As with the national strategy, the purpose of the local industrial strategies is to improve the productivity of the economies that they cover. While the prevailing thought is that poor productivity is the result of a ‘long tail’ of unproductive businesses, a point referenced in the West Midlands’ strategy, our previous work has shown how this isn’t the case. And looking at the West Midlands and Greater Manchester specifically shows this to be true for these areas too.
The charts below look at the distribution of businesses according to their productivity for the West Midlands, Greater Manchester and cities in the Greater South East. They show two key things.
The first is that the ‘long tail’ in all areas is dominated by local services businesses such as cafés, bars and hairdressers.

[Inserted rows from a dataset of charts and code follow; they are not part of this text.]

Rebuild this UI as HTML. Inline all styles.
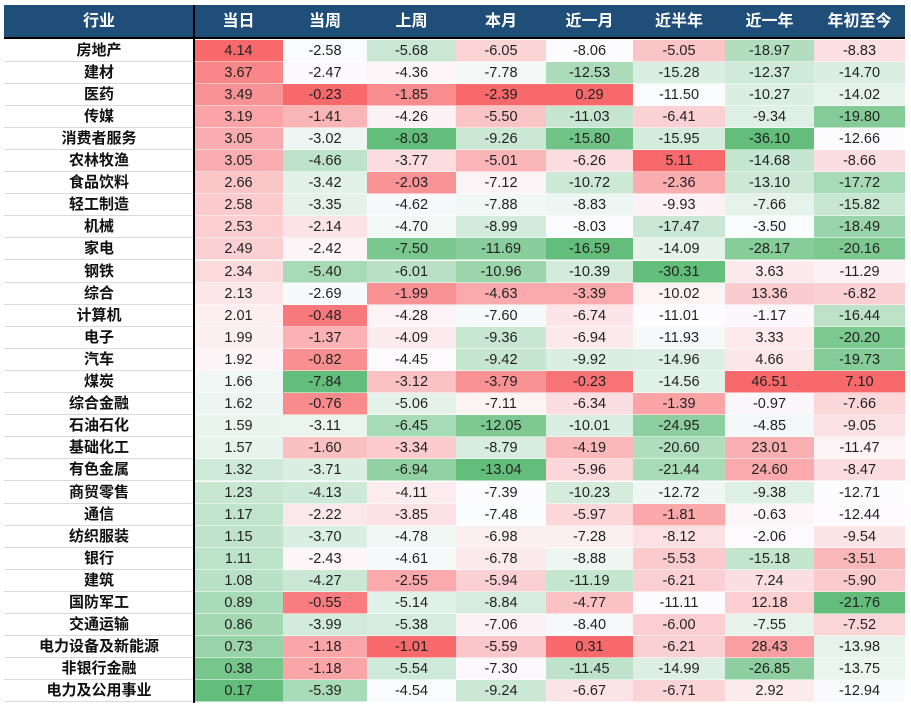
<!DOCTYPE html>
<html><head><meta charset="utf-8">
<style>
html,body{margin:0;padding:0;background:#fff;width:911px;height:709px;overflow:hidden}
#t{position:absolute;left:0;top:0;width:911px;height:709px}
.c{position:absolute;box-sizing:border-box;text-align:center;font-family:"Liberation Sans","Noto Sans CJK SC",sans-serif;white-space:nowrap}
.h{background:#1F4E79;color:#fff;font-weight:bold;font-size:16px;line-height:33px;top:5px;height:33px}
.n{font-weight:bold;font-size:15px;color:#111;border-bottom:1px solid #d9d9d9;background:#fff}
.v{font-size:14.5px;color:#222;border-bottom:1px solid rgba(255,255,255,0.5)}
</style></head><body>
<div id="t"></div>
<script>
const headers=["行业","当日","当周","上周","本月","近一月","近半年","近一年","年初至今"];
const industries=["房地产","建材","医药","传媒","消费者服务","农林牧渔","食品饮料","轻工制造","机械","家电","钢铁","综合","计算机","电子","汽车","煤炭","综合金融","石油石化","基础化工","有色金属","商贸零售","通信","纺织服装","银行","建筑","国防军工","交通运输","电力设备及新能源","非银行金融","电力及公用事业"];
const day=[4.14,3.67,3.49,3.19,3.05,3.05,2.66,2.58,2.53,2.49,2.34,2.13,2.01,1.99,1.92,1.66,1.62,1.59,1.57,1.32,1.23,1.17,1.15,1.11,1.08,0.89,0.86,0.73,0.38,0.17];
const week=[-2.58,-2.47,-0.23,-1.41,-3.02,-4.66,-3.42,-3.35,-2.14,-2.42,-5.40,-2.69,-0.48,-1.37,-0.82,-7.84,-0.76,-3.11,-1.60,-3.71,-4.13,-2.22,-3.70,-2.43,-4.27,-0.55,-3.99,-1.18,-1.18,-5.39];
const lastWeek=[-5.68,-4.36,-1.85,-4.26,-8.03,-3.77,-2.03,-4.62,-4.70,-7.50,-6.01,-1.99,-4.28,-4.09,-4.45,-3.12,-5.06,-6.45,-3.34,-6.94,-4.11,-3.85,-4.78,-4.61,-2.55,-5.14,-5.38,-1.01,-5.54,-4.54];
const month=[-6.05,-7.78,-2.39,-5.50,-9.26,-5.01,-7.12,-7.88,-8.99,-11.69,-10.96,-4.63,-7.60,-9.36,-9.42,-3.79,-7.11,-12.05,-8.79,-13.04,-7.39,-7.48,-6.98,-6.78,-5.94,-8.84,-7.06,-5.59,-7.30,-9.24];
const oneMonth=[-8.06,-12.53,0.29,-11.03,-15.80,-6.26,-10.72,-8.83,-8.03,-16.59,-10.39,-3.39,-6.74,-6.94,-9.92,-0.23,-6.34,-10.01,-4.19,-5.96,-10.23,-5.97,-7.28,-8.88,-11.19,-4.77,-8.40,0.31,-11.45,-6.67];
const halfYear=[-5.05,-15.28,-11.50,-6.41,-15.95,5.11,-2.36,-9.93,-17.47,-14.09,-30.31,-10.02,-11.01,-11.93,-14.96,-14.56,-1.39,-24.95,-20.60,-21.44,-12.72,-1.81,-8.12,-5.53,-6.21,-11.11,-6.00,-6.21,-14.99,-6.71];
const oneYear=[-18.97,-12.37,-10.27,-9.34,-36.10,-14.68,-13.10,-7.66,-3.50,-28.17,3.63,13.36,-1.17,3.33,4.66,46.51,-0.97,-4.85,23.01,24.60,-9.38,-0.63,-2.06,-15.18,7.24,12.18,-7.55,28.43,-26.85,2.92];
const ytd=[-8.83,-14.70,-14.02,-19.80,-12.66,-8.66,-17.72,-15.82,-18.49,-20.16,-11.29,-6.82,-16.44,-20.20,-19.73,7.10,-7.66,-9.05,-11.47,-8.47,-12.71,-12.44,-9.54,-3.51,-5.90,-21.76,-7.52,-13.98,-13.75,-12.94];
const series=[day,week,lastWeek,month,oneMonth,halfYear,oneYear,ytd];
const colKeys=["day","week","last-week","month","one-month","half-year","one-year","ytd"];

const colX=[4,194,283,367,456,546,633,725,814,905];
const top0=39.5, rh=22.1;
const T=document.getElementById('t');
function mix(a,b,t){return a.map((v,i)=>Math.round(v+(b[i]-v)*t));}
const RED=[248,105,107],WHITE=[252,252,255],GREEN=[99,190,123];
function colorFor(v,arr){
  const s=[...arr].sort((a,b)=>a-b);const n=s.length;
  const mn=s[0],mx=s[n-1];
  const md=n%2?s[(n-1)/2]:(s[n/2-1]+s[n/2])/2;
  let c;
  if(v>=md){c=mix(WHITE,RED,mx===md?0:(v-md)/(mx-md));}
  else{c=mix(WHITE,GREEN,(md-v)/(md-mn));}
  return 'rgb('+c.join(',')+')';
}
headers.forEach((h,i)=>{
  const d=document.createElement('div');
  d.className='c h';
  
  
  d.style.left=colX[i]+'px';d.style.width=(colX[i+1]-colX[i])+'px';
  d.textContent=h;T.appendChild(d);
});
industries.forEach((name,r)=>{
  const y=top0+r*rh;
  const d=document.createElement('div');
  d.className='c n';
  
  
  d.style.left=colX[0]+'px';d.style.width=(colX[1]-colX[0])+'px';
  d.style.top=y+'px';d.style.height=rh+'px';d.style.lineHeight=rh+'px';
  d.textContent=name;T.appendChild(d);
  series.forEach((arr,ci)=>{
    const v=arr[r];
    const e=document.createElement('div');
    e.className='c v';
    
    
    e.style.left=colX[ci+1]+'px';e.style.width=(colX[ci+2]-colX[ci+1])+'px';
    e.style.top=y+'px';e.style.height=rh+'px';e.style.lineHeight=rh+'px';
    e.style.background=colorFor(v,arr);
    e.textContent=v.toFixed(2);T.appendChild(e);
  });
});
const hl=document.createElement('div');


hl.style.cssText='position:absolute;left:4px;width:901px;top:37px;height:2px;background:#000';
T.appendChild(hl);
const vl=document.createElement('div');


vl.style.cssText='position:absolute;left:193px;width:2px;top:5px;height:698px;background:#000';
T.appendChild(vl);
</script>
</body></html>
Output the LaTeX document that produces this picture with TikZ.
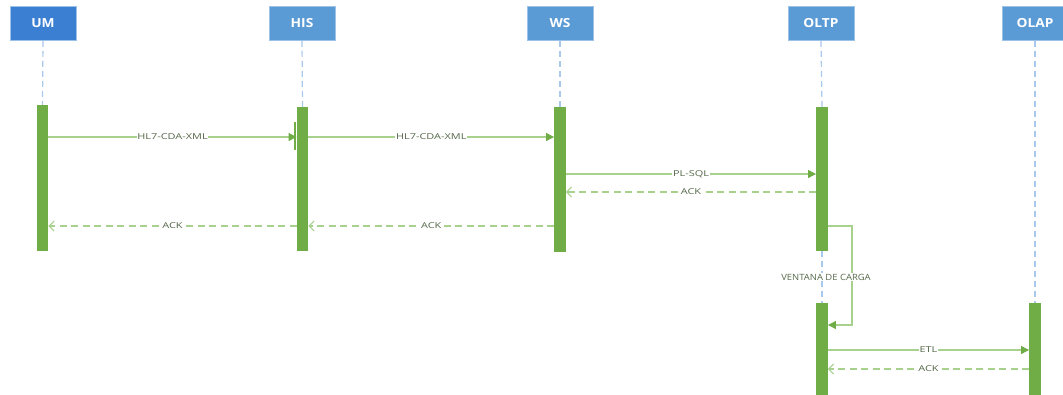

And there is very little difference in the distribution of these businesses, meaning they do not explain the difference in productivity between the areas as a whole.
The second is that the difference between the areas is in the distribution of ‘exporting’ businesses – those that sell beyond their local market – such as advertisers, finance businesses and software developers. While Greater Manchester has a higher share of higher productivity exporters than West Midlands (the distribution is more skewed to the right in the chart), both lag well behind cities in the Greater South East of England.
This difference is not because exporters in the West Midlands and Greater Manchester are performing below par, but because the nature of the activities is different, with highly productive, innovative activities more likely to locate in the Greater South East than elsewhere. So the challenge for both areas is to make themselves more attractive to this type of activity (such as software design), rather than the lower skilled exporting activities (such as back-office functions for a bank or data handling company).
This has been increasingly happening in Manchester in recent years. Bet365 have opened a city centre office in Manchester to locate its tech team, rather than at its headquarters in Stoke. Siemens engineers its wind turbines in the city that are then built in Hull. And JLR is to open a software, IT and engineering centre there too.
But the chart above and overall productivity figures for the city region show that even with these moves there is still a considerable gap. And so the challenge for the local industrial strategies will be to identify the specific barriers that prevent more investment from these types of exporting activities.
This holds true for many other places too, especially in the north of England. They will no doubt take great interest in the local industrial strategies of West Midlands and Greater Manchester, and take inspiration from them. But if they want their own strategies to be useful, they must be clear in how the actions that they propose – be it investment in skills, transport or commercial space, for example – will help them be more attractive to higher productivity exporters in the future than they have in the past.